### THE REQUEST:
Check each line of the listing for the word "seaborn" and give only the number of lines that have it.

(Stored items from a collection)
━━━━━━━━
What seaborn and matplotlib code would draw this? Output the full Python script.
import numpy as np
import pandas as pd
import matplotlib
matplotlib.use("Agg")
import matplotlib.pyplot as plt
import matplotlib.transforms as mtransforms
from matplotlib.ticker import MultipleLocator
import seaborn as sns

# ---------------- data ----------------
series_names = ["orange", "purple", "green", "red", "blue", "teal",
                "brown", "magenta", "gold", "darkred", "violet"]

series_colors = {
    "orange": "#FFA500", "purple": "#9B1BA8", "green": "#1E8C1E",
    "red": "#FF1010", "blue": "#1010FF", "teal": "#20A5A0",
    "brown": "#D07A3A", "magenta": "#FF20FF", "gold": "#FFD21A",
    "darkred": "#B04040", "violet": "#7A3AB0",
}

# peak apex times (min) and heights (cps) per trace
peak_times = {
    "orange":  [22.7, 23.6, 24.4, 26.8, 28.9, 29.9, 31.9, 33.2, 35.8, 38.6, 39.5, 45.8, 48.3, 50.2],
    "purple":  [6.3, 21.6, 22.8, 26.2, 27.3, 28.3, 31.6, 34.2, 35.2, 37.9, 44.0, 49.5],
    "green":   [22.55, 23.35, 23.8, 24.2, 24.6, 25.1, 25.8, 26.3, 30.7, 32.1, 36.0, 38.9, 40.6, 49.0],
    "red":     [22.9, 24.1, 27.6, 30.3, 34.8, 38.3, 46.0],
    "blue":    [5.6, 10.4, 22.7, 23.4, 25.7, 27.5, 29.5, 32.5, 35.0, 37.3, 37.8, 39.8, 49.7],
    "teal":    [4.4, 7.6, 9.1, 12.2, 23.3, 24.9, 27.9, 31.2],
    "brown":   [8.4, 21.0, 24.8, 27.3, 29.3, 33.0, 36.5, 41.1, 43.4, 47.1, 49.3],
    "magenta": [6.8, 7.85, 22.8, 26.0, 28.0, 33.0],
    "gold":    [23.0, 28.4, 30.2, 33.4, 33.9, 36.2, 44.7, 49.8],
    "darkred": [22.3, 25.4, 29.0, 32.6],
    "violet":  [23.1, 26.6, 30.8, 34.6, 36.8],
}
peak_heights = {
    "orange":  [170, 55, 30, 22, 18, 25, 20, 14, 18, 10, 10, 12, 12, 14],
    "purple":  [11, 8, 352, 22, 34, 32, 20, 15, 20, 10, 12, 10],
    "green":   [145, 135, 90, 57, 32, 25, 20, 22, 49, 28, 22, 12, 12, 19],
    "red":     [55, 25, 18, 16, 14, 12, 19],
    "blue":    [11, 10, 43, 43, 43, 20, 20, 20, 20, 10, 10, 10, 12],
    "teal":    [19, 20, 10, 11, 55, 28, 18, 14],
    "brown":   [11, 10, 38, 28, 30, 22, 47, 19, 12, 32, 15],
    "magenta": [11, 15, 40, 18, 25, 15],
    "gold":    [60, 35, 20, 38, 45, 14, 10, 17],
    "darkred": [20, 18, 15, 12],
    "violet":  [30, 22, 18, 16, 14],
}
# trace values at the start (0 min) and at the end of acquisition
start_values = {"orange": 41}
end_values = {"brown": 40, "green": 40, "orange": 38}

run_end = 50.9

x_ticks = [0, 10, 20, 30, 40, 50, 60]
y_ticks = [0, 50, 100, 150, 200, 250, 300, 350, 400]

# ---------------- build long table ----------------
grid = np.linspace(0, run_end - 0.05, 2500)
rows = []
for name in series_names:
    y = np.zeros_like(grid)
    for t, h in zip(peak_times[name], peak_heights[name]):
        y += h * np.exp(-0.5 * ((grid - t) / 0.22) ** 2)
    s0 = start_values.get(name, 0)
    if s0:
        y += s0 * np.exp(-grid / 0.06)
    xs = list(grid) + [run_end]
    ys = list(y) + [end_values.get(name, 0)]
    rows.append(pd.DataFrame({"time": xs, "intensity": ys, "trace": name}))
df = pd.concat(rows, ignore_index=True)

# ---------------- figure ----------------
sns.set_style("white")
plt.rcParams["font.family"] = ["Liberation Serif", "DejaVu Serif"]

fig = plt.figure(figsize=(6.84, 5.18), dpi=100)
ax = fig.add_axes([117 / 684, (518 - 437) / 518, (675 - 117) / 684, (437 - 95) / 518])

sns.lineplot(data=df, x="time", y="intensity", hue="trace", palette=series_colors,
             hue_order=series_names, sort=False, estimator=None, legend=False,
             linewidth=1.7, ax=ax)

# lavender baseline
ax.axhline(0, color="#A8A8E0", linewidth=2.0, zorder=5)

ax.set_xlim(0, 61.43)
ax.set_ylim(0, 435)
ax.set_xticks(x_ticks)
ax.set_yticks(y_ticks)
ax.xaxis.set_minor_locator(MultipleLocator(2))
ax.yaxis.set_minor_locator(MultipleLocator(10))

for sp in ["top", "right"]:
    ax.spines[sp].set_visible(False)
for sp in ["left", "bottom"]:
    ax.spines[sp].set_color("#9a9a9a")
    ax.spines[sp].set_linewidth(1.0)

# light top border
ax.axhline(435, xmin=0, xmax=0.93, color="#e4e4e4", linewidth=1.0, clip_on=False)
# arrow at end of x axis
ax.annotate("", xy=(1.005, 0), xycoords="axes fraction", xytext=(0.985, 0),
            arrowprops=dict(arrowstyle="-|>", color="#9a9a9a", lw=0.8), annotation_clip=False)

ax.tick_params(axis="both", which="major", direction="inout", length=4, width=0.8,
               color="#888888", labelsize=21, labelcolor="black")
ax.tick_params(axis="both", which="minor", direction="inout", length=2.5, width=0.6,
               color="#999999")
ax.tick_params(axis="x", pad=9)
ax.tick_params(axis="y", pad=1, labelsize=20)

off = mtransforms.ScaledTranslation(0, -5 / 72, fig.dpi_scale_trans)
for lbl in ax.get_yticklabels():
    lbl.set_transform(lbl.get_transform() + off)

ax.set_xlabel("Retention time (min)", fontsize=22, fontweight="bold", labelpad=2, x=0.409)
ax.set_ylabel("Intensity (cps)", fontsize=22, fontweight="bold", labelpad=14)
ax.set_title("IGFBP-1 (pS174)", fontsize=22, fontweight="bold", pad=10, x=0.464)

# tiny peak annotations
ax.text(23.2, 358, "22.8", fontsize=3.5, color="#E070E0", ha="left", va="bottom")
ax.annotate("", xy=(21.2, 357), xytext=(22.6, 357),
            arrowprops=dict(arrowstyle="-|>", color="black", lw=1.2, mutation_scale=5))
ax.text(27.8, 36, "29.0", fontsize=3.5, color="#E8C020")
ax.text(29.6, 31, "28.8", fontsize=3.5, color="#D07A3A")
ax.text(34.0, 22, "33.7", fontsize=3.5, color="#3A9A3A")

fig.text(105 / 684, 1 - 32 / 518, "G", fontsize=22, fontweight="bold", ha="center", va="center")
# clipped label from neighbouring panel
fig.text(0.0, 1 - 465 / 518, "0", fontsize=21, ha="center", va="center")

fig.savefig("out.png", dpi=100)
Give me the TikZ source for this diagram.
━━━━━━━━
### REPLY:
2